Em junho, Ana Gomes dizia que a ser provado que Rui Pinto ometeu os crimes pelos quais está indiciado, isso não lhe retira o estatuto de denunciante. "Rui Pinto é um whistleblower evidentemente, mesmo que tenha cometido alguns delitos. É um whistleblower e deve ser posto ao serviço do Estado, isto se o Estado quiser ir atrás da grande criminalidade", acrescenta a eurodeputada.
Existe "uma atuação seletiva para ir atrás de uns e encobrir outros", acusava a ex-diplomata.
"Eu não sei se Rui Pinto cometeu delitos. É um assunto que a Justiça tem de apreciar. Aquilo que eu sei é que o Rui Pinto é uma pessoa com excecionais capacidades informáticas que colaborou com a Justiça de vários países.

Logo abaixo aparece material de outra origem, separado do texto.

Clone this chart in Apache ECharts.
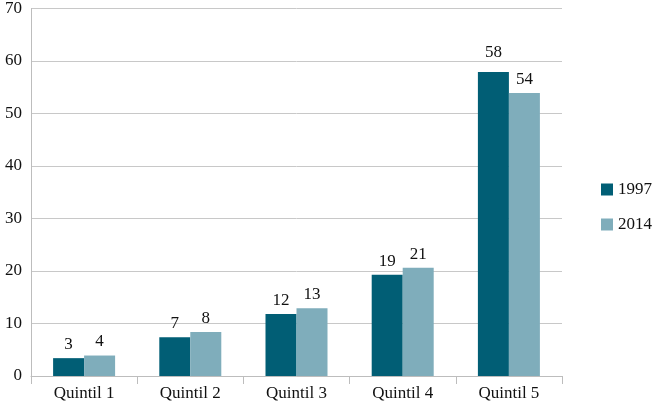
<!DOCTYPE html>
<html><head><meta charset="utf-8">
<script src="https://cdn.jsdelivr.net/npm/echarts@6/dist/echarts.min.js"></script>
<style>html,body{margin:0;padding:0;background:#fff}#c{width:654px;height:404px}</style>
</head><body><div id="c"></div>
<script>
const categories = ['Quintil 1','Quintil 2','Quintil 3','Quintil 4','Quintil 5'];
const values1997 = [3.4, 7.4, 11.8, 19.3, 57.9];
const values2014 = [3.9, 8.4, 12.9, 20.6, 53.9];
const yTicks = [0,10,20,30,40,50,60,70];
const F = 'Liberation Serif';
const chart = echarts.init(document.getElementById('c'), null, {renderer:'canvas'});
const lbl = {show:true, position:'top', distance:5, color:'#111', fontFamily:F, fontSize:17,
  formatter: p => Math.round(p.value)};
chart.setOption({
  animation:false,
  textStyle:{fontFamily:F},
  grid:{left:31, right:92, top:8, bottom:28, containLabel:false},
  legend:{orient:'vertical', left:596, top:176, itemWidth:12, itemHeight:12, itemGap:18,
    icon:'rect', textStyle:{fontFamily:F, fontSize:17, color:'#111'},
    data:['1997','2014']},
  xAxis:{type:'category', data:categories,
    axisLine:{lineStyle:{color:'#bdbdbd'}},
    axisTick:{show:true, length:8, lineStyle:{color:'#bdbdbd'}},
    axisLabel:{fontFamily:F, fontSize:17, color:'#111', margin:9}},
  yAxis:{type:'value', min:yTicks[0], max:yTicks[yTicks.length-1], interval:10,
    axisLine:{show:true, lineStyle:{color:'#bdbdbd'}},
    axisTick:{show:false},
    splitLine:{lineStyle:{color:'#c8c8c8'}},
    axisLabel:{fontFamily:F, fontSize:17, color:'#111', margin:9}},
  series:[
    {name:'1997', type:'bar', barWidth:31, barGap:'0%',
      data: values1997.map((v,i)=> i===4 ? {value:v, label:{distance:11}} : v),
      itemStyle:{color:'#015e75'}, label:lbl},
    {name:'2014', type:'bar', data:values2014, barWidth:31, barGap:'0%',
      itemStyle:{color:'#7fadbb'}, label:lbl}
  ]
});
</script></body></html>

Não entendo como é que a justiça portuguesa não lhe pediu colaboração quando outros [países] o fizeram e por causa disso já recuperaram imenso dinheiro, de fuga ao fisco e branqueamento de capitais", repete Ana Gomes - esta tem sido a sua batalha desde que se soube da informação recolhida por Rui Pinto e após a sua extradição para Portugal.
O 'caso Rui Pinto' não tem paralelo na história recente da justiça portuguesa e provocou um debate internacional sobre o conceito de 'whistleblower'.
Um debate que ganhou ainda mais força com a aprovação no Parlamento Europeu, em abril de 2019, de uma diretiva de proteção aos denunciantes, com vista a abranger pessoas que pretendam alertar para eventuais violações do direito da União Europeia em vários domínios, nomeadamente branqueamento de capitais e fraude fiscal.
O caso chegou a ser tema de artigo de fundo do jonal The Guardian, seguindo a mesma linha que tem sido adotada pela Der Spiegel - que tem criticado duramente a justiça portuguesa por ter extraditado o português e por o manter em prisão preventiva. "Enquanto o homem descrito como o Edward Snowden do futebol aguarda o seu destino (...), agora está à mercê das autoridades portuguesas", lê-se no artigo publicado em abril de 2019.
"Até agora, muitas das leis da União Europeia sobre denúncias protegiam apenas as pessoas que estavam dentro de uma empresa ou organização, mas acho que no futuro podem existir muitos mais a agir como Rui [Pinto] ou como John Doe [dos] Panama Papers, ambos outsiders que tornaram esses dados públicos ", dizia então Rafael Buschmann ao Guardian.
Buschmann é jrnalista da Der Spiegel e foi o primeiro a ter falado com Rui Pinto na Hungria, há cinco anos, além de coautor do livro Football Leaks - Revelando os Negócios Obscuros por Trás do Jogo, lançado em maio de 2018. ao The Guardian.
Um dos advogados do hacker português é o francês William Bourdon, que faz parte do conselho consultivo da The Signals Network, uma fundação franco-americana que "tem representado os notáveis denunciantes Edward Snowden e Antoine Deltour", segundo um comunicado da instituição.
A Signals Network confirmou que Rui Pinto faz parte da Football Leaks "que expôs irregularidades em toda a indústria do futebol e por grandes jogadores" e que está a ter o "apoio legal" da Fundação "que se dedica a apoiar aqueles que correm o risco de expor informações de interesse público".
A Diretora Executiva da The Signals Network, Delphine Halgand-Mishra, sublinhou que as fugas do futebol "foram investigadas por grandes organizações internacionais de media, incluindo a Der Spiegel, Mediapart e outros membros de European Investigative Collaborations (EIC Network), durante vários anos".
A The Signals Network diz ser uma organização sem fins lucrativos franco-americana. Tem como objetivo "defender o interesse público, incentivando a transparência, a prestação de contas, a elaboração de relatórios e a denúncia de irregularidades".